In September 1999, Australian troops led the United Nationssanctioned peacekeeping forces into East Timor, to protect civilians and control the militia violence following East Timor's referendum decision to seek full independence from Indonesia. Australian civilian and military personnel form part of the United Nations Mission of Support in East Timor (UNMISET), which was established to ensure the security and stability of East Timor after it became an independent nation-state on 20 May 2002.
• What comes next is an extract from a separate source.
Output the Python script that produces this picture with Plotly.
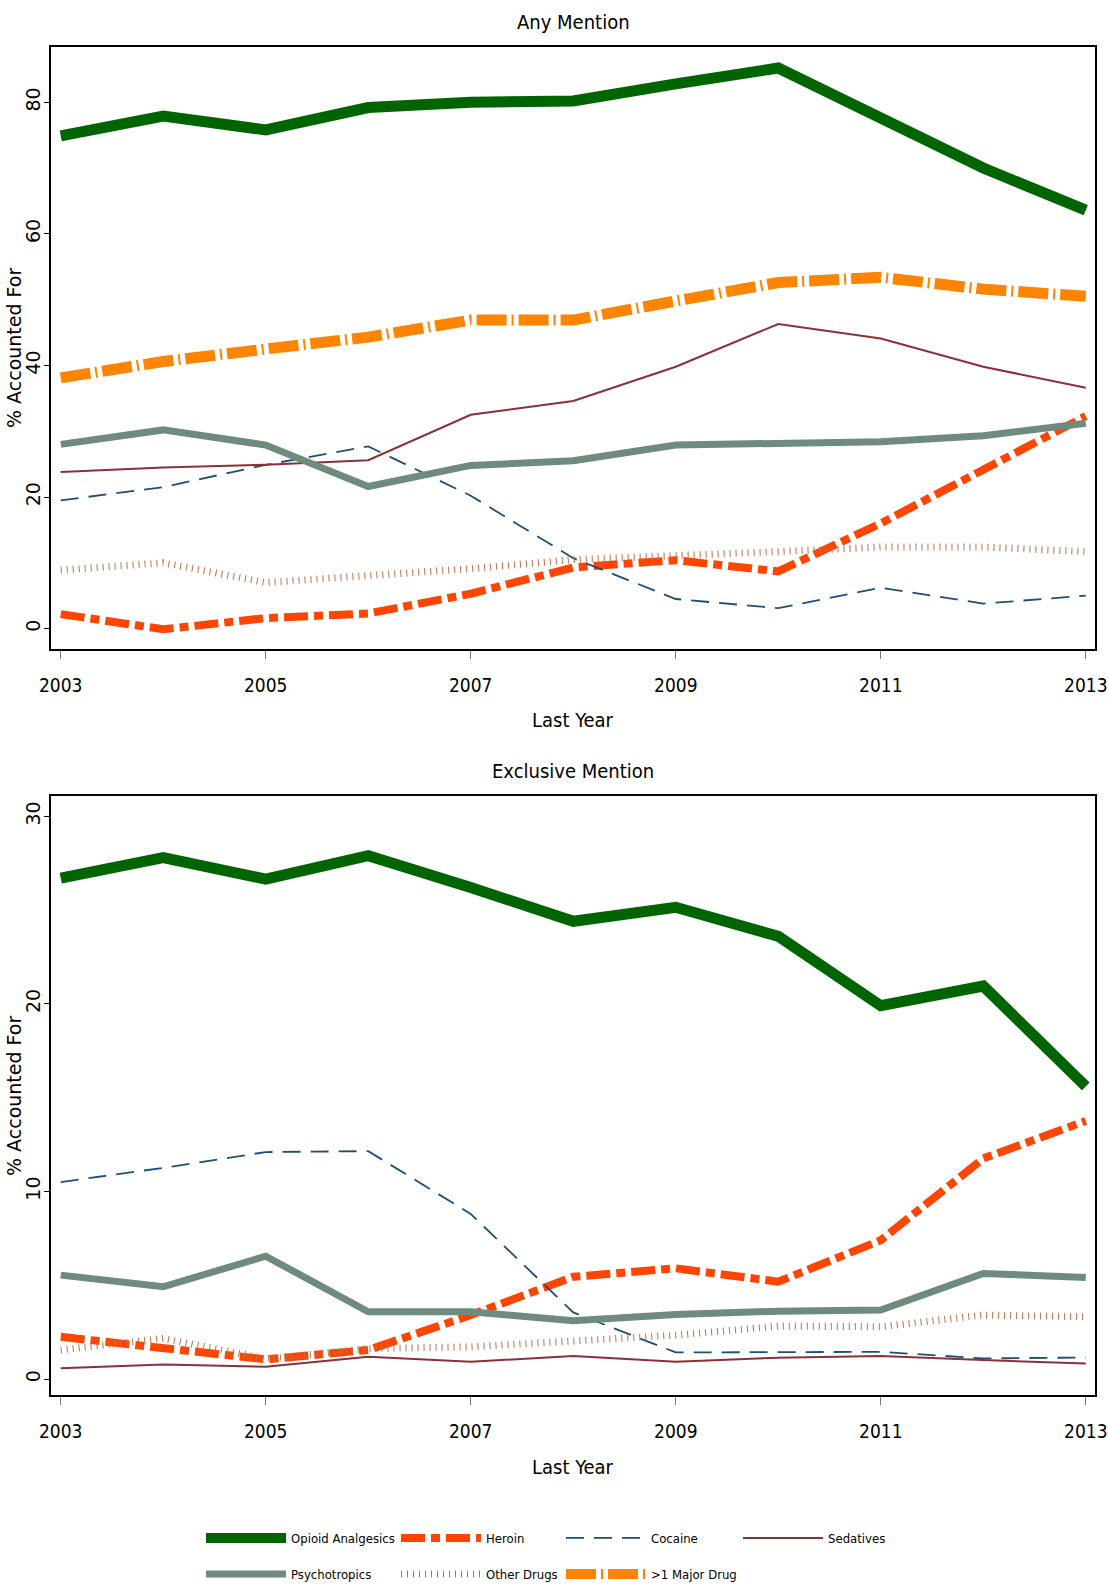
import plotly.graph_objects as go

W, H = 1108, 1587

years = list(range(2003, 2014))
xticks = [2003, 2005, 2007, 2009, 2011, 2013]

series_names = ["Opioid Analgesics", "Heroin", "Cocaine", "Sedatives",
                "Psychotropics", "Other Drugs", ">1 Major Drug"]

# Any Mention (top panel)
any_opioid = [74.9, 77.9, 75.8, 79.2, 80.0, 80.2, 82.8, 85.2, 77.6, 70.0, 63.6]
any_heroin = [2.2, -0.1, 1.6, 2.3, 5.3, 9.3, 10.4, 8.7, 16.0, 24.1, 32.3]
any_cocaine = [19.5, 21.5, 24.9, 27.7, 20.2, 10.7, 4.5, 3.1, 6.2, 3.8, 5.0]
any_sedatives = [23.8, 24.5, 24.9, 25.6, 32.5, 34.6, 39.8, 46.3, 44.1, 39.8, 36.6]
any_psycho = [28.0, 30.2, 27.9, 21.6, 24.8, 25.5, 27.9, 28.1, 28.4, 29.3, 31.2]
any_other = [8.9, 10.0, 7.0, 8.0, 9.1, 10.5, 11.0, 11.7, 12.4, 12.4, 11.7]
any_major = [38.1, 40.6, 42.5, 44.3, 46.9, 46.9, 49.8, 52.6, 53.4, 51.6, 50.5]

# Exclusive Mention (bottom panel)
exc_opioid = [26.7, 27.8, 26.65, 27.9, 26.2, 24.4, 25.15, 23.6, 19.9, 20.95, 15.6]
exc_heroin = [2.25, 1.62, 1.05, 1.55, 3.41, 5.45, 5.9, 5.19, 7.4, 11.76, 13.76]
exc_cocaine = [10.5, 11.26, 12.1, 12.15, 8.8, 3.55, 1.42, 1.42, 1.45, 1.1, 1.15]
exc_sedatives = [0.57, 0.78, 0.66, 1.19, 0.92, 1.23, 0.92, 1.14, 1.23, 1.01, 0.83]
exc_psycho = [5.54, 4.92, 6.55, 3.59, 3.59, 3.11, 3.44, 3.62, 3.68, 5.63, 5.42]
exc_other = [1.55, 2.17, 1.08, 1.63, 1.72, 1.99, 2.34, 2.82, 2.79, 3.41, 3.32]

styles = {
    "Opioid Analgesics": dict(color="#006400", width=11, dash="solid"),
    "Heroin": dict(color="#ff4500", width=8, dash="24px,6px,9px,6px"),
    "Cocaine": dict(color="#1f4e79", width=1.8, dash="18px,10px"),
    "Sedatives": dict(color="#8b3039", width=2, dash="solid"),
    "Psychotropics": dict(color="#6e8b7d", width=7, dash="solid"),
    "Other Drugs": dict(color="#b8714f", width=7, dash="1px,5px"),
    ">1 Major Drug": dict(color="#ff8400", width=11, dash="30px,5px,2px,5px"),
}

top_data = {
    "Opioid Analgesics": any_opioid, "Heroin": any_heroin, "Cocaine": any_cocaine,
    "Sedatives": any_sedatives, "Psychotropics": any_psycho, "Other Drugs": any_other,
    ">1 Major Drug": any_major,
}
bot_data = {
    "Opioid Analgesics": exc_opioid, "Heroin": exc_heroin, "Cocaine": exc_cocaine,
    "Sedatives": exc_sedatives, "Psychotropics": exc_psycho, "Other Drugs": exc_other,
}

def px_x(p):
    return p / W

def px_y(p):
    return 1 - p / H

fig = go.Figure()

legend_ids = ["legend", "legend2", "legend3", "legend4", "legend5", "legend6", "legend7"]
# legend placement (page pixel coordinates of each entry)
legend_pos = {
    "Opioid Analgesics": (201, 1538), "Heroin": (396, 1538),
    "Cocaine": (561, 1538), "Sedatives": (738, 1538),
    "Psychotropics": (201, 1574), "Other Drugs": (396, 1574),
    ">1 Major Drug": (561, 1574),
}

for i, name in enumerate(series_names):
    st = styles[name]
    fig.add_trace(go.Scatter(
        x=years, y=top_data[name], mode="lines", name=name,
        line=dict(color=st["color"], width=st["width"], dash=st["dash"]),
        xaxis="x", yaxis="y", legend=legend_ids[i], showlegend=True,
        hoverinfo="skip",
    ))
for i, name in enumerate(series_names):
    if name not in bot_data:
        continue
    st = styles[name]
    fig.add_trace(go.Scatter(
        x=years, y=bot_data[name], mode="lines", name=name,
        line=dict(color=st["color"], width=st["width"], dash=st["dash"]),
        xaxis="x2", yaxis="y2", showlegend=False, hoverinfo="skip",
    ))

narrow = "Liberation Sans Narrow, DejaVu Sans Condensed, Arial Narrow, sans-serif"
wide = "DejaVu Sans, Verdana, sans-serif"

xaxis_common = dict(
    range=[2002.905, 2013.09], tickvals=xticks, ticktext=[str(v) for v in xticks],
    ticks="outside", ticklen=8, tickcolor="#777777", tickwidth=1,
    ticklabelstandoff=10,
    showline=True, linecolor="black", linewidth=1.5, mirror=True,
    showgrid=False, zeroline=False,
    tickfont=dict(family=narrow, size=19, color="black"),
)
yaxis_common = dict(
    ticks="outside", ticklen=5, tickcolor="black", tickwidth=1,
    ticklabelstandoff=-3,
    showline=True, linecolor="black", linewidth=1.5, mirror=True,
    showgrid=False, zeroline=False, tickangle=-90,
    tickfont=dict(family=wide, size=19, color="black"),
)

layout = dict(
    width=W, height=H,
    margin=dict(l=0, r=0, t=0, b=0, autoexpand=False),
    paper_bgcolor="white", plot_bgcolor="white",
    xaxis=dict(domain=[px_x(51), px_x(1095)], anchor="y", **xaxis_common),
    yaxis=dict(domain=[px_y(649), px_y(47)], anchor="x", range=[-3.1, 88.4],
               tickvals=[0, 20, 40, 60, 80], **yaxis_common),
    xaxis2=dict(domain=[px_x(51), px_x(1095)], anchor="y2", **xaxis_common),
    yaxis2=dict(domain=[px_y(1395), px_y(796)], anchor="x2", range=[-0.85, 31.08],
                tickvals=[0, 10, 20, 30], **yaxis_common),
    showlegend=True,
)

for i, name in enumerate(series_names):
    lx, ly = legend_pos[name]
    layout[legend_ids[i]] = dict(
        x=px_x(lx), y=px_y(ly), xanchor="left", yanchor="middle",
        xref="paper", yref="paper", orientation="h",
        itemwidth=80, bgcolor="rgba(0,0,0,0)",
        font=dict(family=narrow, size=13, color="black"),
        itemclick=False, itemdoubleclick=False,
    )

fig.update_layout(**layout)

annotations = [
    dict(text="Any Mention", x=px_x(573), y=px_y(22)),
    dict(text="Exclusive Mention", x=px_x(573), y=px_y(771)),
    dict(text="Last Year", x=px_x(573), y=px_y(720)),
    dict(text="Last Year", x=px_x(573), y=px_y(1467)),
]
for a in annotations:
    fig.add_annotation(xref="paper", yref="paper", showarrow=False,
                       xanchor="center", yanchor="middle",
                       font=dict(family=narrow, size=20, color="black"), **a)
for yc in (348, 1096):
    fig.add_annotation(text="% Accounted For", xref="paper", yref="paper",
                       x=px_x(14), y=px_y(yc), showarrow=False, textangle=-90,
                       xanchor="center", yanchor="middle",
                       font=dict(family=wide, size=19, color="black"))

fig.write_html(
    "out.html",
    config={"displayModeBar": False},
    post_script="document.body.style.margin='0px';document.body.style.overflow='hidden';",
)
Parliamentary elections held on 10 November 2001 saw Howard's coalition increase its strength by over 3%. The ALP recorded its lowest primary vote since 1934. The Australian Greens recorded a substantial increase in strength. Two events stood out in the election campaign that swung the vote to the Liberal Party-National Party coalition. The first was the controversy over refugees and asylum-seekers. In August 2001, a Norwegian freighter which had rescued a boatload of asylum-seekers was denied permission to land the human cargo in Australia. The Howard government also tightened its border protection laws since then, making it nearly impossible for any asylum-seeker landing in the remote island outposts of Australia to claim refugee status. Instead, the would-be refugees are either turned back to Indonesian waters or transported to detention centers on Pacific nations such as Nauru or Papua New Guinea. John Howard declared, "We will decide who comes to this country and under what circumstances." The ALP criticized the government for this policy, which remained a major campaign issue. The terrorist attacks on the United States on 11 September 2001, and the subsequent US-led bombing campaign on the Taliban and al-Qaeda forces in Afghanistan, also were issues that dominated the Australian election campaign.
On 12 October 2002, two popular nightclubs in Kuta on the Indonesian island of Bali were bombed, killing more than 180 people, 88 of them Australians. The bombings have been linked to the terrorist organization Jamaal Isaiah. They have been referred to as "Australia's September 11th."